Callie was stunned. She’d just assumed Rob had been decent to Evelyn: Jason had implied as much.

‘I felt ashamed. I just couldn’t tell you,’ admitted Evelyn. ‘And I mean, you’re married to Jason, Rob’s friend and partner, how could I possibly say, I think my husband is hiding shedloads of money from me. Funny, right? So my lawyer did a little bit of forensic accountancy work in order to track down the money, but there comes a point when you have to stop. Besides, Rob was all over it and said to my lawyer, ‘Let’s do a deal for a lump sum rather than alimony.’ It’s OK, we’re happy with that, he provides for the kids pretty well. I have locked-in college funds for them. But the house is old and the maintenance is a nightmare.’

Callie inhaled sharply. Evelyn had gone so far as to make sure her sons had their college money sorted – she must really not trust Rob.

‘I’m stunned, Ev,’ she said.

In her mind, she was thinking about Jason and the possibility of him trying to hide money from her in a divorce.

This must have been written all over her face.

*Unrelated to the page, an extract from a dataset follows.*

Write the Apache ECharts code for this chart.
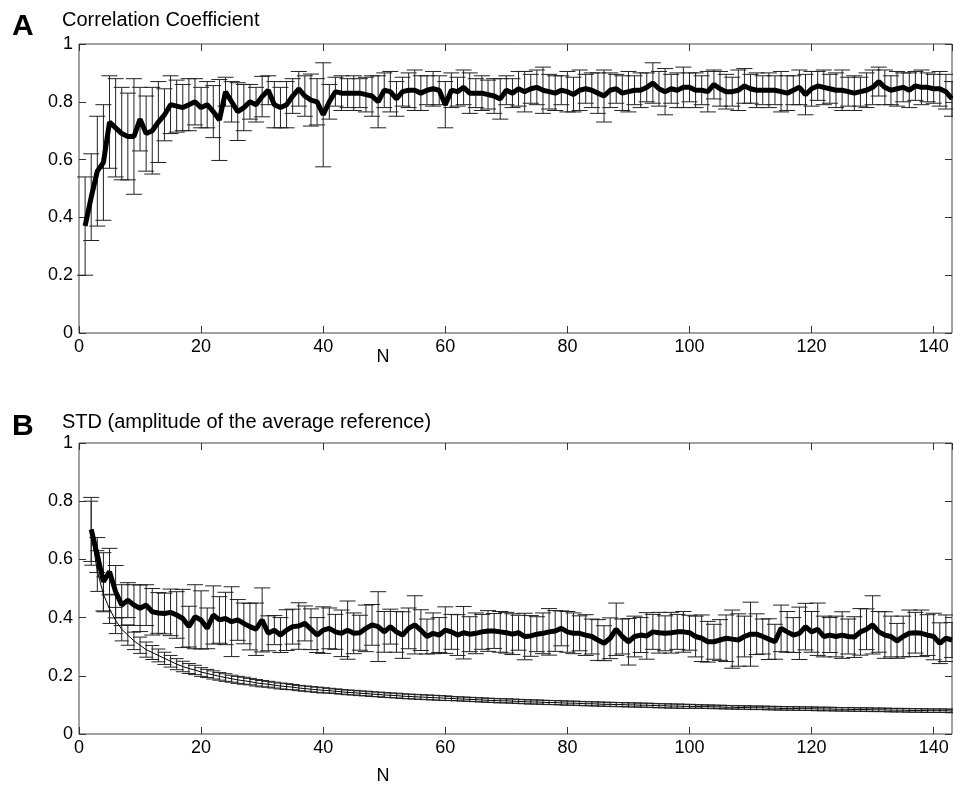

‘Jason adores you,’ Evelyn said instantly. ‘I truly believe that. Just don’t do what I did – ignore your fears. If you’re really worried, say something. I let Rob carry on with other women for years and he began to think it was normal: having women flirt with him, sleeping with them.’

‘That’s not what marriage is supposed to be about,’ Callie said quietly. ‘It’s supposed to be forsaking all others.’

Evelyn shrugged. ‘Rob was always a bit of a player, Callie, but I honestly don’t think Jason is. He adores you.’

‘I know,’ said Callie, relief in her heart. It must be just business upsetting her husband. The alternative was horrible. What would she do if the lens of his admiration was turned away from her? How could she cope with that?

And yet, did she want to start a conversation with her husband about the possibility that he was cheating on her? She had nothing to go on, nothing. Perhaps Evelyn was right and it was just work. Rob would know and he appeared to tell Ev everything.

And all marriages went through ups and downs. It couldn’t all be a bed of roses. Even roses had thorns.